**YOUR TASK:**
Leave out the pictures, and write out exactly the lines from the beginning of the material to the line holding "plt.rcParams['mathtext.fontset'] = 'cm'", that line included, and nothing else.
>> BEGIN
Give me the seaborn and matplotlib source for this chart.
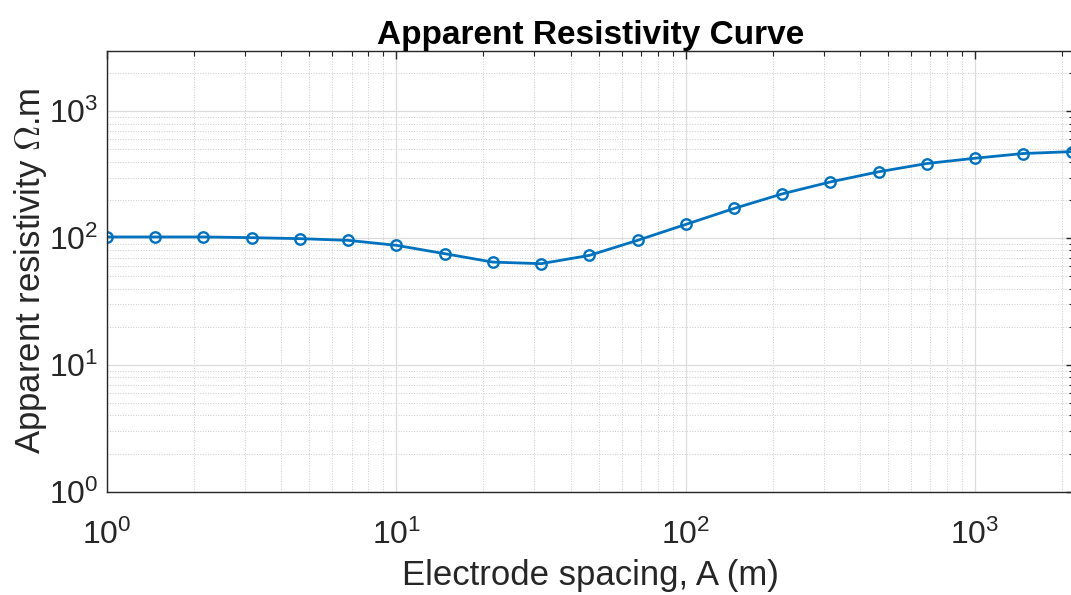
import numpy as np
import matplotlib
matplotlib.use('Agg')
import matplotlib.pyplot as plt
import seaborn as sns
from matplotlib.ticker import LogLocator, NullFormatter

# electrode spacing A (m), 6 points per decade
spacing = [1, 1.468, 2.154, 3.162, 4.642, 6.813, 10, 14.68, 21.54, 31.62,
           46.42, 68.13, 100, 146.8, 215.4, 316.2, 464.2, 681.3, 1000, 1468, 2154]
# apparent resistivity (ohm.m)
rho = [102, 102, 102, 100.7, 98.9, 95.9, 87.6, 75.3, 64.6, 62.8,
       73, 95.9, 128, 171, 223, 277, 333, 387, 426, 464, 480]

sns.set_style('white')
plt.rcParams['font.family'] = ['Liberation Sans', 'DejaVu Sans']
plt.rcParams['mathtext.fontset'] = 'cm'

fig = plt.figure(figsize=(10.71, 5.95), dpi=100)
ax = fig.add_axes([0.0999, 0.1736, 0.9030, 0.7412])

sns.lineplot(x=spacing, y=rho, ax=ax, color='#0072BD', linewidth=2,
             marker='o', markersize=7.5, markerfacecolor='none',
             markeredgecolor='#0072BD', markeredgewidth=1.7)

ax.set_xscale('log')
ax.set_yscale('log')
ax.set_xlim(1, 10 ** 3.342)
ax.set_ylim(1, 3000)

ax.xaxis.set_major_locator(LogLocator(base=10, numticks=10))
ax.xaxis.set_minor_locator(LogLocator(base=10, subs=np.arange(2, 10), numticks=20))
ax.yaxis.set_major_locator(LogLocator(base=10, numticks=10))
ax.yaxis.set_minor_locator(LogLocator(base=10, subs=np.arange(2, 10), numticks=20))
ax.xaxis.set_minor_formatter(NullFormatter())
ax.yaxis.set_minor_formatter(NullFormatter())

ax.grid(True, which='major', color='#dcdcdc', linewidth=0.9, linestyle='-')
ax.grid(True, which='minor', color='#cccccc', linewidth=0.7, linestyle=':')
ax.set_axisbelow(True)

ax.tick_params(which='both', direction='in', top=True, right=True,
               colors='#262626', labelsize=23)
ax.tick_params(which='major', length=6, width=1)
ax.tick_params(which='minor', length=3.5, width=0.8)
ax.tick_params(axis='x', which='major', pad=20)
ax.tick_params(axis='y', which='major', pad=6)
for s in ax.spines.values():
    s.set_color('#262626')
    s.set_linewidth(1.0)

ax.set_xlabel('Electrode spacing, A (m)', fontsize=25, color='#262626', labelpad=6)
ax.set_ylabel(r'Apparent resistivity $\Omega$.m', fontsize=25, color='#262626', labelpad=0)
ax.set_title('Apparent Resistivity Curve', fontsize=24, fontweight='bold', color='black', pad=5)

fig.savefig('out.png', dpi=100)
>> END
**SOLUTION:**
Give me the seaborn and matplotlib source for this chart.
import numpy as np
import matplotlib
matplotlib.use('Agg')
import matplotlib.pyplot as plt
import seaborn as sns
from matplotlib.ticker import LogLocator, NullFormatter

# electrode spacing A (m), 6 points per decade
spacing = [1, 1.468, 2.154, 3.162, 4.642, 6.813, 10, 14.68, 21.54, 31.62,
           46.42, 68.13, 100, 146.8, 215.4, 316.2, 464.2, 681.3, 1000, 1468, 2154]
# apparent resistivity (ohm.m)
rho = [102, 102, 102, 100.7, 98.9, 95.9, 87.6, 75.3, 64.6, 62.8,
       73, 95.9, 128, 171, 223, 277, 333, 387, 426, 464, 480]

sns.set_style('white')
plt.rcParams['font.family'] = ['Liberation Sans', 'DejaVu Sans']
plt.rcParams['mathtext.fontset'] = 'cm'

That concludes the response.